Carrie: For me, the things that I get afraid about are my voice and being filmed. That's because I was bullied for my voice when I was little and because I'm kind of a dork when I get filmed and I think I'm too ugly.
Real moment right there.
We really want to do video, but Carrie's pretty phobic about it because it feels like a place to be humiliated, for all that bullying as a child to bubble back to the surface and even though she's an adult now? It feels so vulnerable and raw.
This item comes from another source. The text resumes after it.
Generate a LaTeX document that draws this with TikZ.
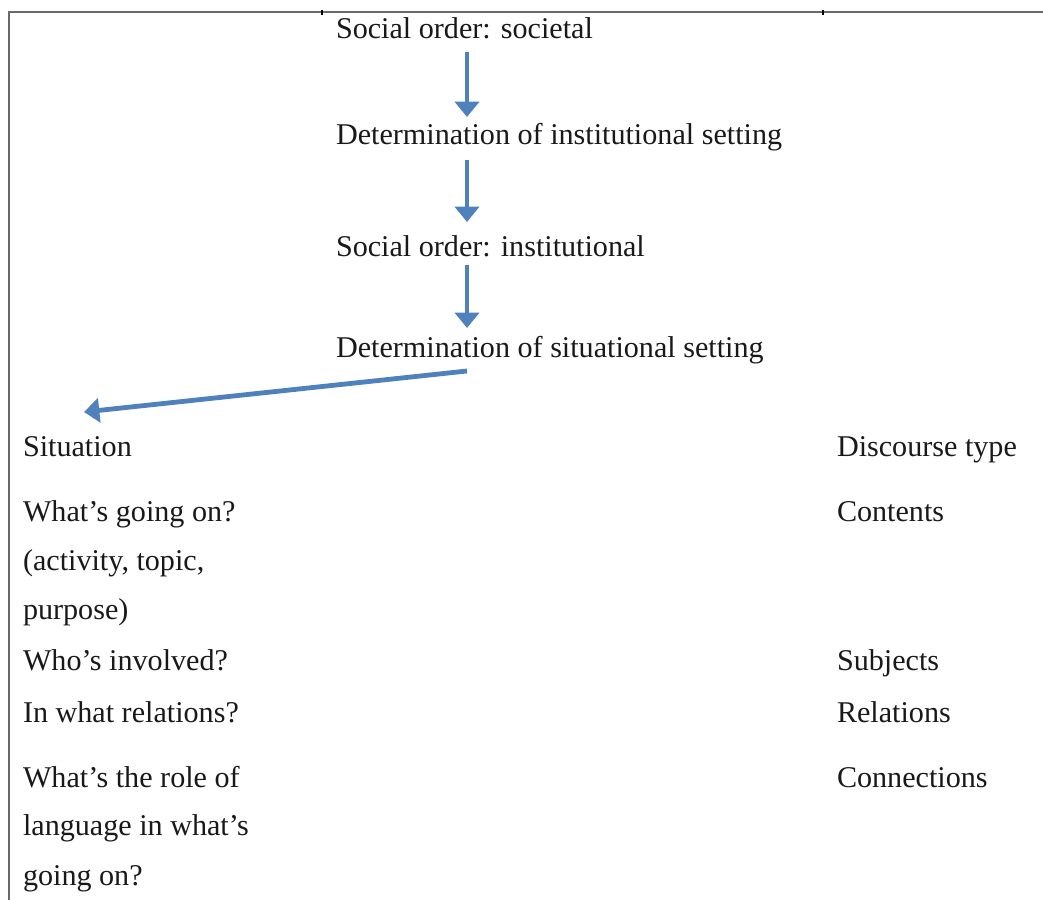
\documentclass[tikz,border=0pt]{standalone}
\usepackage{fontspec}
\setmainfont{Liberation Serif}
\usetikzlibrary{arrows.meta}
\definecolor{flowblue}{RGB}{79,129,189}
\definecolor{rulegray}{RGB}{105,105,105}
\begin{document}
\begin{tikzpicture}[x=0.75pt,y=-0.75pt,
  txt/.style={anchor=base west,inner sep=0pt,outer sep=0pt,
    font=\fontsize{22.6}{27}\selectfont,text=black!90},
  flow/.style={draw=flowblue,line width=3.6pt,
    -{Triangle[width=18pt,length=11.5pt]}},
  frame/.style={draw=rulegray,line width=1.6pt}]
\useasboundingbox (0,0) rectangle (1043,900);

% table frame
\draw[frame] (9,900) -- (9,12) -- (1043,12);
\draw[black,line width=0.9pt] (322,10) -- (322,15);
\draw[black,line width=0.9pt] (823,10) -- (823,15);

% chain of determination
\node[txt] (soc) at (336,38) {Social order: societal};
\node[txt] (detinst) at (336,144) {Determination of institutional setting};
\node[txt] (inst) at (336,256) {Social order: institutional};
\node[txt] (detsit) at (336,357) {Determination of situational setting};

\coordinate (a1s) at (467,52);  \coordinate (a1e) at (467,117);
\coordinate (a2s) at (467,160); \coordinate (a2e) at (467,222);
\coordinate (a3s) at (467,265); \coordinate (a3e) at (467,328);
\coordinate (a4s) at (467,371); \coordinate (a4e) at (84,412);
\draw[flow] (a1s) -- (a1e);
\draw[flow] (a2s) -- (a2e);
\draw[flow] (a3s) -- (a3e);
\draw[flow] (a4s) -- (a4e);

% left column
\node[txt] (sit) at (23,456) {Situation};
\node[txt] (q1) at (23,521) {What’s going on?};
\node[txt] (q1b) at (23,570) {(activity, topic,};
\node[txt] (q1c) at (23,619) {purpose)};
\node[txt] (q2) at (23,670) {Who’s involved?};
\node[txt] (q3) at (23,722) {In what relations?};
\node[txt] (q4) at (23,787) {What’s the role of};
\node[txt] (q4b) at (23,835) {language in what’s};
\node[txt] (q4c) at (23,885) {going on?};

% right column
\node[txt] (dt) at (837,456) {Discourse type};
\node[txt] (cont) at (837,521) {Contents};
\node[txt] (subj) at (837,670) {Subjects};
\node[txt] (rel) at (837,722) {Relations};
\node[txt] (conn) at (837,787) {Connections};
\end{tikzpicture}
\end{document}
Humiliation is traumatic and often hushed up, whereas embarrassment, given enough time, can be sublimed into a humorous anecdote. More fundamentally, humiliation involves abasement of pride and dignity, and with it loss of status and standing. The Latin root of ‘humiliation’ is ‘humus’, which translates as ‘earth’ or ‘dirt’. We all make certain status claims, however modest they may be, for instance, ‘I am a competent teacher’, ‘I am a good mother’, or ‘I am a beloved spouse’. When we are merely embarrassed, our status claims are not undermined—or if they are, they are easily recovered. But when we are humiliated, our status claims cannot so easily be recovered because, in this case, our very authority to make status claims has been called into question.
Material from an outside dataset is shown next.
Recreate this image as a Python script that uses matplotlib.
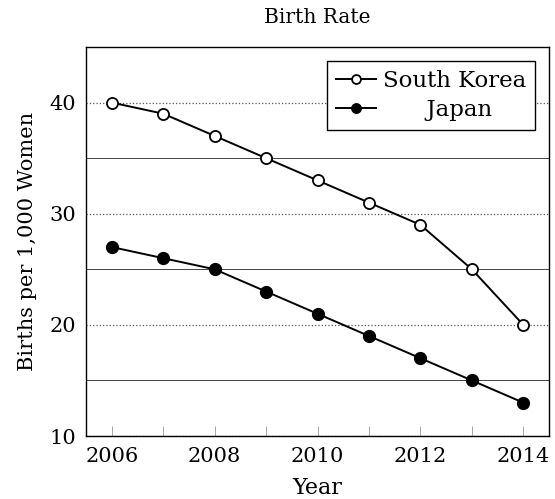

Neel Bierton, MD for Psychology Today
I think the point is to think about the worst thing that can happen from being humiliated. Lose your job? Your reputation? That sucks, but if you're still alive? That's what matters because if you can continue on, you can rise back up, right?
Deal with the humiliation. Manage it. Do the right thing, not just the defensive thing.
And go out and be brave again. Or just be brave the first time.
Fear holds you back, but it can propel your characters forward. Humiliation of a character raises the stakes and also moves the plot, but it gives the readers something to relate to and someone to cheer for. Don't humiliate people in real life, but go for it in your books.
Dogs move on.
The music we’ve clipped and shortened in this podcast is awesome and is made available through the Creative Commons License. Here’s a link to that and the artist’s website. Who is this artist and what is this song? It’s “Night Owl” by Broke For Free.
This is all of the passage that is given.